* [What you have to do]: The exercise asks you to copy every line below in which "matplotlib" appears.

(Excerpt from a dataset)
════
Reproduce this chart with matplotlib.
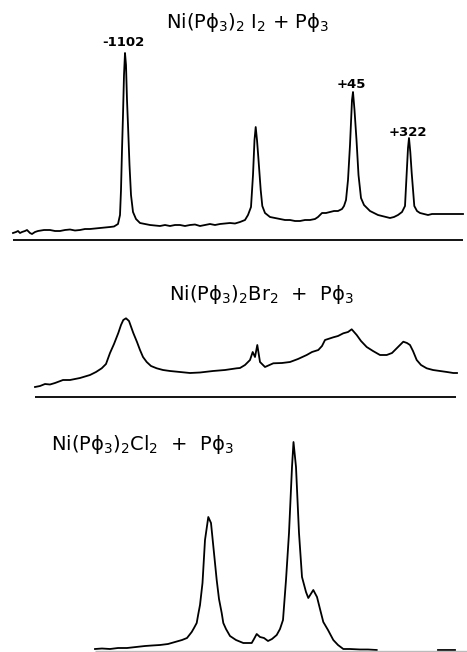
import matplotlib.pyplot as plt

# sweep position (same scale for all three traces) and signal height

# Ni(Pphi3)2I2 + Pphi3
iodo_x = [13, 16, 18, 20, 22, 25, 27, 30, 32, 35, 38, 44, 50, 55, 60, 65, 70, 75, 80, 85, 90,
          95, 100, 105, 110, 114, 118, 120, 121, 122, 123, 124, 125, 126, 127, 128, 129.5, 131,
          133, 136, 140, 145, 150, 155, 160, 165, 170, 175, 180, 185, 190, 195, 200, 205, 210,
          215, 220, 225, 230, 235, 240, 245, 248, 251, 253, 254.5, 255.7, 257, 258.3, 260.7,
          262.3, 265, 270, 275, 280, 285, 290, 295, 300, 305, 310, 315, 318, 322, 326, 330, 334,
          338, 342, 344, 346, 348, 350, 352, 353, 354.5, 356.5, 358.5, 361, 364, 367, 370, 374,
          378, 382, 386, 390, 394, 398, 402, 405, 406.7, 408, 409, 410.3, 411.7, 414.3, 417, 420,
          424, 428, 432, 463]
iodo_y = [7, 8, 9, 7, 8, 9, 10, 7, 6, 8, 9, 10, 10, 9, 9, 10, 10.5, 9.5, 10, 11, 11,
          11.5, 12, 12.5, 13, 13.5, 16, 25, 50, 90, 125, 165, 187, 175, 140, 115, 75, 45,
          28, 21, 17, 16, 15, 14.5, 14, 15, 14, 15, 15, 14, 15, 15.5, 14, 15, 16,
          15, 16, 16.5, 17, 16.5, 18, 20, 25, 33, 65, 100, 113, 100, 83, 50,
          34, 27, 23, 22, 21, 20, 20, 19, 19, 20, 20, 21, 23, 27, 27, 28, 29,
          29, 31, 34, 40, 60, 95, 140, 148, 130, 100, 65, 42, 35, 32, 29, 27,
          25, 24, 23, 22, 23, 25, 28, 34, 67, 92, 102, 88, 67, 34, 29, 27,
          26, 25, 26, 26]

# Ni(Pphi3)2Br2 + Pphi3
bromo_x = [35, 40, 45, 50, 55, 63, 70, 80, 90, 96, 101.7, 106, 110, 114, 118.3, 121, 123.3, 126,
           129, 133.3, 137, 140, 143, 146.7, 151, 156.7, 163, 170, 180, 190, 200, 213, 225,
           236.7, 240, 245, 250, 252.7, 255, 257.3, 260, 265, 273.3, 282, 290, 298, 306.7,
           312, 318.3, 322, 325, 333.3, 338, 343.3, 348, 351.7, 356.7, 361, 366.7, 373, 380,
           386.7, 392, 396.7, 400, 403.3, 407, 410, 413, 416.7, 421, 426.7, 433, 440, 447,
           453.3, 457]
bromo_y = [10, 11, 13, 12.5, 14, 17, 17, 19, 22, 25, 28.7, 33, 44, 53, 64, 72, 77, 78.7,
           76, 64, 55, 47, 40, 35, 31, 28.7, 27, 26, 25, 24, 24.5, 26, 27,
           28.7, 29, 32, 37, 45, 40, 52, 35, 30, 33.7, 34, 35, 38, 42,
           45, 47, 51, 57, 59.7, 61, 63.7, 65, 67.7, 62, 56, 50, 46, 42,
           42, 44, 48.7, 52, 55.3, 54, 52, 46, 37, 32, 28.7, 27, 26, 25,
           24, 24]

# Ni(Pphi3)2Cl2 + Pphi3
chloro_x = [95, 102, 110, 118, 127, 136, 145, 152, 160, 168, 175, 182, 187, 191.7, 194, 196.7,
            198.3, 200, 202.5, 205, 208.3, 211, 214, 216.7, 219, 221.7, 223.3, 226, 230, 236,
            243.3, 251.7, 254, 256.7, 260, 264, 268, 272, 276.7, 280, 283, 286, 289, 292,
            293.5, 296, 299, 302, 306, 308.3, 313.3, 317, 320, 323.3, 328, 333.3, 338, 343.3,
            350, 360, 368, 376.7]
chloro_y = [2, 2.5, 2, 3, 3, 4, 5, 5.5, 6, 7, 9, 11, 13, 19, 23, 28,
            37, 46, 68, 111, 134, 128, 98, 71, 52, 38, 28, 22, 15, 11,
            8, 8, 12, 17, 14, 13, 10, 12, 16, 22, 31, 71, 118, 184,
            209, 184, 118, 74, 59, 53, 61, 54, 42, 29, 21, 11, 6, 2,
            2, 1.5, 1.5, 1]
chloro_tail_x = [438, 455]
chloro_tail_y = [1.5, 1.5]

# reference line under each trace (start, end)
iodo_axis = (13, 463)
bromo_axis = (35, 456)
chloro_axis = (95, 467)

W, H = 467, 652
fig = plt.figure(figsize=(W / 100, H / 100), dpi=100)


def panel(top, bottom, base):
    ax = fig.add_axes([0, 1 - bottom / H, 1, (bottom - top) / H])
    ax.set_xlim(0, W)
    ax.set_ylim(base - bottom, base - top)
    ax.axis('off')
    return ax


title_kw = dict(ha='center', va='center', fontsize=14)
label_kw = dict(ha='center', va='center', fontsize=9.5, fontweight='bold')

ax1 = panel(0, 245, 240)
ax1.plot(iodo_x, iodo_y, color='black', lw=1.3)
ax1.hlines(0, *iodo_axis, color='black', lw=1.3)
ax1.text(248, 218, r'Ni(Pϕ$_3$)$_2$ I$_2$ + Pϕ$_3$', **title_kw)
ax1.text(123, 197, '-1102', **label_kw)
ax1.text(351, 155, '+45', **label_kw)
ax1.text(408, 108, '+322', **label_kw)

ax2 = panel(250, 402, 397)
ax2.plot(bromo_x, bromo_y, color='black', lw=1.3)
ax2.hlines(0, *bromo_axis, color='black', lw=1.3)
ax2.text(262, 103, r'Ni(Pϕ$_3$)$_2$Br$_2$  +  Pϕ$_3$', **title_kw)

ax3 = panel(431, 652, 651)
ax3.plot(chloro_x, chloro_y, color='black', lw=1.3)
ax3.plot(chloro_tail_x, chloro_tail_y, color='black', lw=1.3)
ax3.hlines(0, *chloro_axis, color='#bbbbbb', lw=1.0)
ax3.text(142, 206, r'Ni(Pϕ$_3$)$_2$Cl$_2$  +  Pϕ$_3$', **title_kw)

plt.savefig('out.png', dpi=100)
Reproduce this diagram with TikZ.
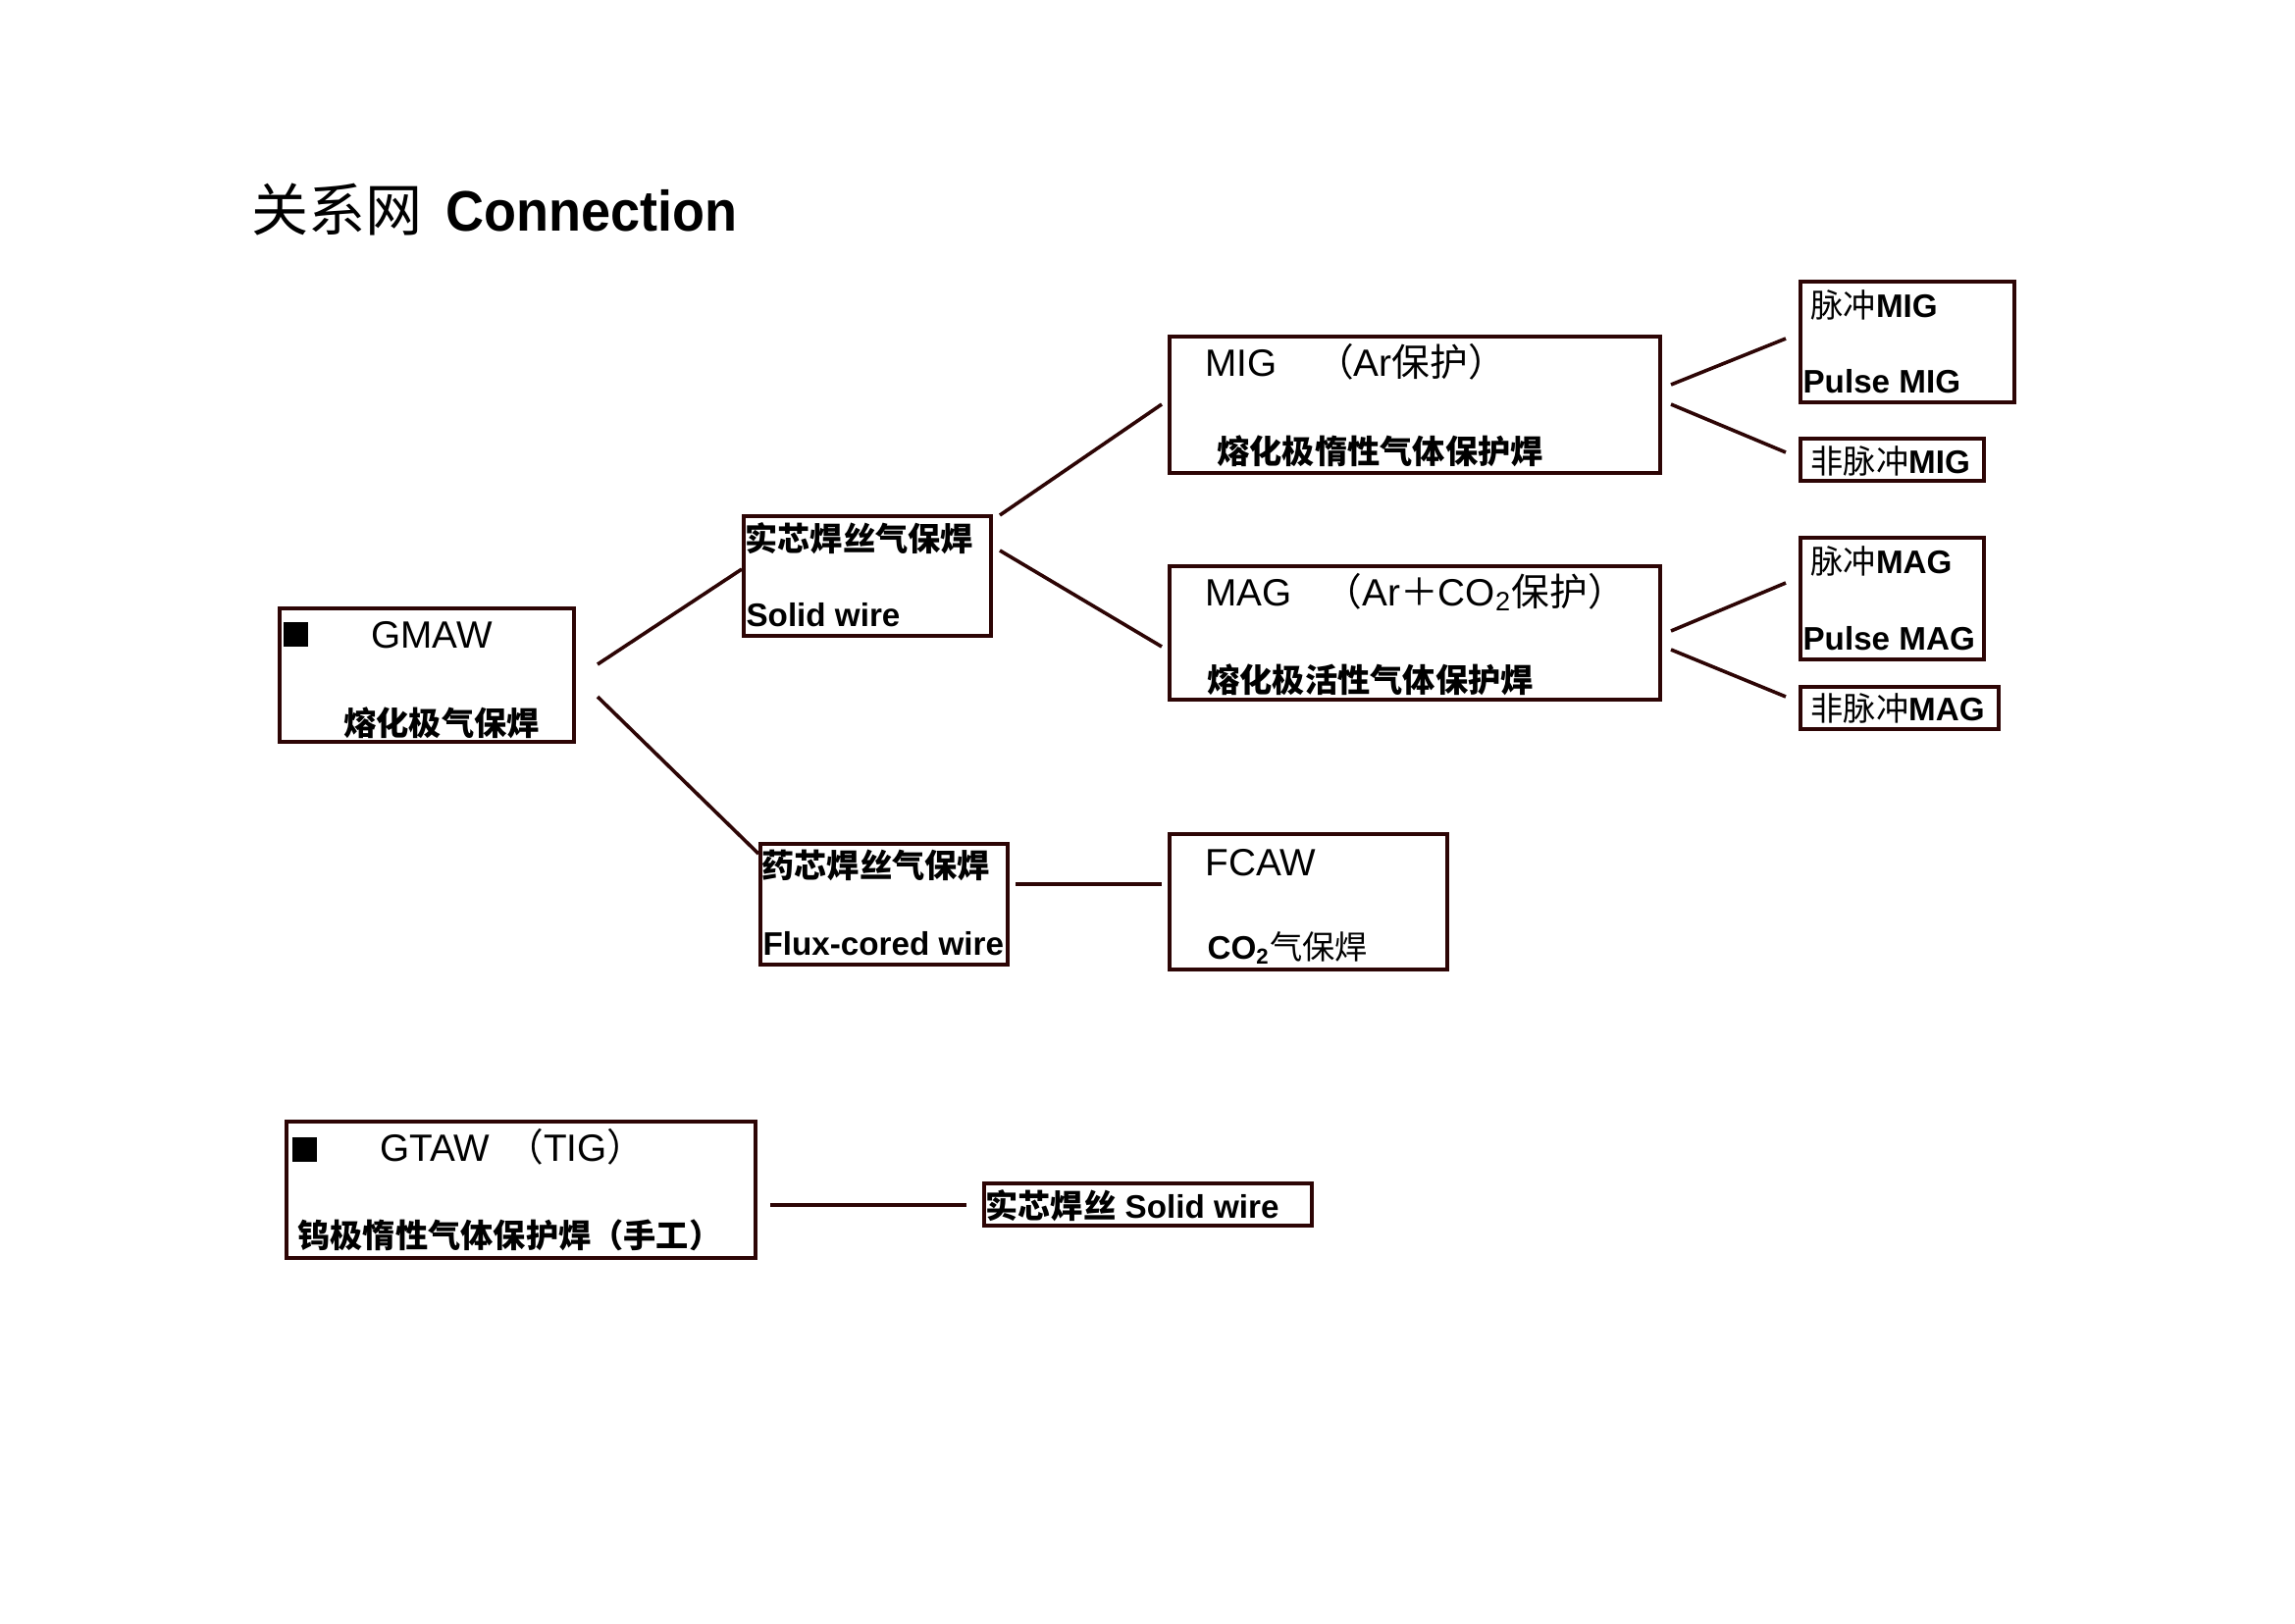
\documentclass[tikz,border=0pt]{standalone}
\usepackage{graphicx}
\usepackage{fontspec}
\setmainfont{Liberation Sans}
\newfontfamily\cjk{Noto Sans CJK SC}
\usetikzlibrary{fit}
\definecolor{bcol}{RGB}{45,5,5}
\newcommand\zh[1]{{\cjk #1}}
\begin{document}
\begin{tikzpicture}[x=0.127mm,y=-0.127mm,
  box/.style={draw=bcol,line width=1.5pt,inner sep=0pt},
  conn/.style={draw=bcol,line width=1.3pt},
  hdr/.style={font=\fontsize{14}{17}\selectfont,inner sep=0pt,anchor=base west},
  lbl/.style={font=\fontsize{12}{14}\selectfont\bfseries,inner sep=0pt,anchor=west},
  sq/.style={fill=black,inner sep=0pt,minimum size=25*0.127mm,anchor=north west}]
\useasboundingbox[fill=white] (0,0) rectangle (2339,1654);

% title
\node[anchor=west,inner sep=0pt,font=\fontsize{21}{25}\selectfont] (t1) at (256,213) {\zh{关系网}};
\node[anchor=west,inner sep=0pt,font=\fontsize{21}{25}\selectfont\bfseries] (t2) at (454,215) {\scalebox{0.93}[1]{Connection}};

% boxes
\node[box,fit={(285,620)(585,756)}] (gmaw) {};
\node[box,fit={(758,526)(1010,648)}] (solid) {};
\node[box,fit={(1192,343)(1692,482)}] (mig) {};
\node[box,fit={(1192,577)(1692,713)}] (mag) {};
\node[box,fit={(1835,287)(2053,410)}] (pmig) {};
\node[box,fit={(1835,447)(2022,490)}] (npmig) {};
\node[box,fit={(1835,548)(2022,672)}] (pmag) {};
\node[box,fit={(1835,700)(2037,743)}] (npmag) {};
\node[box,fit={(775,860)(1027,983)}] (flux) {};
\node[box,fit={(1192,850)(1475,988)}] (fcaw) {};
\node[box,fit={(292,1143)(770,1282)}] (gtaw) {};
\node[box,fit={(1003,1206)(1337,1249)}] (sw) {};

% GMAW
\node[sq] (gmawsq) at (288,633) {};
\node[hdr] (gmawA) at (378,660) {GMAW};
\node[lbl] (gmawB) at (350,737) {\zh{熔化极气保焊}};

% solid wire
\node[lbl] (solidA) at (759,549) {\zh{实芯焊丝气保焊}};
\node[lbl] (solidB) at (760,627) {Solid wire};

% MIG
\node[hdr] (migA) at (1228,383) {MIG\hspace{14.2pt}\zh{（}Ar\zh{保护）}};
\node[lbl] (migB) at (1240,460) {\zh{熔化极惰性气体保护焊}};

% MAG
\node[hdr] (magA) at (1228,617) {MAG\hspace{11.9pt}\zh{（}Ar\zh{＋}CO\textsubscript{2}\zh{保护）}};
\node[lbl] (magB) at (1230,693) {\zh{熔化极活性气体保护焊}};

% pulse boxes
\node[lbl] (pmigA) at (1845,311) {\zh{\mdseries 脉冲}MIG};
\node[lbl] (pmigB) at (1837,389) {Pulse MIG};
\node[lbl] (npmigA) at (1845,470) {\zh{\mdseries 非脉冲}MIG};
\node[lbl] (pmagA) at (1845,572) {\zh{\mdseries 脉冲}MAG};
\node[lbl] (pmagB) at (1837,651) {Pulse MAG};
\node[lbl] (npmagA) at (1845,722) {\zh{\mdseries 非脉冲}MAG};

% flux cored
\node[lbl] (fluxA) at (776,882) {\zh{药芯焊丝气保焊}};
\node[lbl] (fluxB) at (777,962) {Flux-cored wire};

% FCAW
\node[hdr] (fcawA) at (1228,892) {FCAW};
\node[lbl,anchor=base west] (fcawB) at (1230,977) {CO\textsubscript{2}\zh{\mdseries 气保焊}};

% GTAW
\node[sq] (gtawsq) at (297,1158) {};
\node[hdr] (gtawA) at (387,1183) {GTAW\hspace{5.8pt}\zh{（}TIG\zh{）}};
\node[lbl] (gtawB) at (303,1259) {\zh{钨极惰性气体保护焊（手工）}};

% small solid wire
\node[lbl] (swA) at (1004,1229) {\zh{实芯焊丝} Solid wire};

% connectors
\coordinate (a1) at (609,677);   \coordinate (a2) at (756,580);
\coordinate (b1) at (609,710);   \coordinate (b2) at (773,870);
\coordinate (c1) at (1019,525);  \coordinate (c2) at (1184,412);
\coordinate (d1) at (1019,561);  \coordinate (d2) at (1184,659);
\coordinate (e1) at (1703,392);  \coordinate (e2) at (1820,345);
\coordinate (f1) at (1703,412);  \coordinate (f2) at (1820,461);
\coordinate (g1) at (1703,643);  \coordinate (g2) at (1820,594);
\coordinate (h1) at (1703,662);  \coordinate (h2) at (1820,710);
\coordinate (i1) at (1035,901);  \coordinate (i2) at (1184,901);
\coordinate (j1) at (785,1228);  \coordinate (j2) at (985,1228);
\draw[conn] (a1) -- (a2);
\draw[conn] (b1) -- (b2);
\draw[conn] (c1) -- (c2);
\draw[conn] (d1) -- (d2);
\draw[conn] (e1) -- (e2);
\draw[conn] (f1) -- (f2);
\draw[conn] (g1) -- (g2);
\draw[conn] (h1) -- (h2);
\draw[conn] (i1) -- (i2);
\draw[conn] (j1) -- (j2);
\end{tikzpicture}
\end{document}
════
* [Exercise output]:
Reproduce this chart with matplotlib.
import matplotlib.pyplot as plt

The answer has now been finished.